Jokes, explained
Gruesome Details
I am too online. I am terminally online. The minute I logged on via dial-up modem in 1999, you could not get me offline. My family can attest to how I overtook my grandfather’s old bedroom/the computer room and refused to log off. My veins are Ethernet cables.
As a denizen of Al Gore’s internet, it bothers me when people who are not online talk about it. In the wake of the election, a lot of offline people were talking about online.
It makes sense. Donald Trump ran a uniquely online campaign designed to turn out aspiring Timothy McVeighs. He was “interviewed” by a very famous streamer named Adin Ross. Ross cannot pronounce “fascism” and I must direct you to a clip of it. (For my relatives, a “streamer” is someone who sits online and watches things and responds to them while chatting with, I presume, children and shut ins.)

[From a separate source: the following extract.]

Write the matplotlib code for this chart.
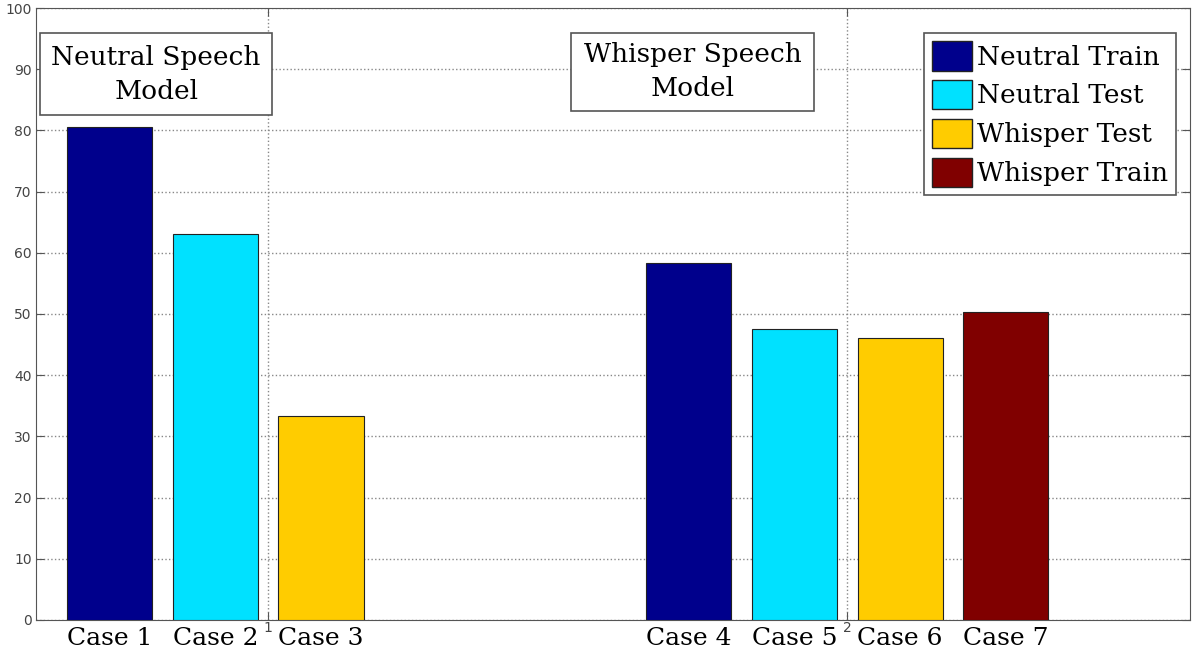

Pundits wondered: where is our liberal Joe Rogan? The question is stupid for 100 reasons I’ll enumerate another time. But the question bothers me because it overlooks the people who already occupy this space. Let’s talk about my favorite niche YouTuber.
Myles Anderson is a Professional Joke Explainer. His videos all follow the same format. He watches clips (or entire specials) of, as he says, “one of the top comedians working today.” He pauses every so often to credulously explain the joke.
The world’s most famous ventriloquist, Jeff Dunham, featured this joke on his 2015 Unhinged in Hollywood special:
Walter: Do you know what’s like to wake up and discover your wife of 45 years has left and isn’t coming back?
Dunham: No.
Walter: Neither do I, but I can dream, can’t I?
Myles, laughing, pauses to explain: “OK, so the joke is that he hates his puppet wife. Funny stuff.”
No matter who Myles explains, they are one of the “best comedians working today.” And, if by “best” he means “most well paid,” it is a true statement, by and large. He watches clips from the most popular standups in the country: Jeff Dunham (2009’s third highest-paid comedian in the nation), Chris D’Elia (nepo baby and alleged rapist), Russell Brand (alleged British rapist and sudden alleged Christian), Joe Rogan (midwife to our misfortune).
The lore is deep with these men. D’Elia, Rogan, and their lesser acolytes like Brendan Schaub (MMA fighter turned comedian) and Bryan Callen (alleged rapist who also is a comedian) love to talk about one another. (Anderson: “It’s important when you’re doing standup to let people know you have cool, famous friends because it will allow you to say more racial slurs.”) Their friendship forms much of the foundation for their galaxy of shows and their rise to fame. They are the internet Trump was searching out as he campaigned. They are wildly successful.
And, as Anderson shows us, they are successful for… well, not for jokes.
Anderson helpfully categorizes the types of jokes he sees performed. Jokes which rely on references are “name comedy.” Jim Bruer, former SNL cast member, performs a lot of “sound and body comedy” which amounts to pulling faces and doing bird calls. If a comedian laughs at their own joke or taps the mic, it “lets the audience know it’s time to laugh.” If a comedian says something astoundingly racist, but the audience laughs, you learn “if the audience laughs, it’s OK.” The idiocy of that sentiment made clearer by the dearth of jokes in these sets.
Myles loves to point out the laziness of crowd work, which makes up the bulk of standup online. He calls it “audience polling.” To paraphrase: it is a good way to get the audience to do your job for you.
Anderson’s Joke Explainer character is a babe in the woods. He loves standup and is happy to explain the historical roots of any joke. When Jo Koy performs an Asian stereotype, Anderson helpfully explains: “This is a classic comedy bit that was really big during the Pacific War in Japan and in World War II to increase the blood lust of American marines.”
I am a card-carrying standup. But, in my daily life, I’m unlikely to run into the wildly famous (and wildly racist) comedians Myles features on his channel. It is shocking, even to me, how much of these specials are slurs recited in joke cadence. But no one is better than Anderson at bursting the bubble of “cool” these men enjoy. Myles is so happy to be here. He wants you to win. It isn’t his fault that your jokes suck.
The Canadian comedian excels at revealing the shallowness of what you’re witnessing. Of Tony Hinchcliffe, one of America’s most famous racists, Anderson says, “He’s a master comedian. He sees someone who didn’t laugh and he is now going to berate them until they finally leave the room.”
These comedians are scared and untalented. The best way to show them for who they are is to explain what we’re all seeing.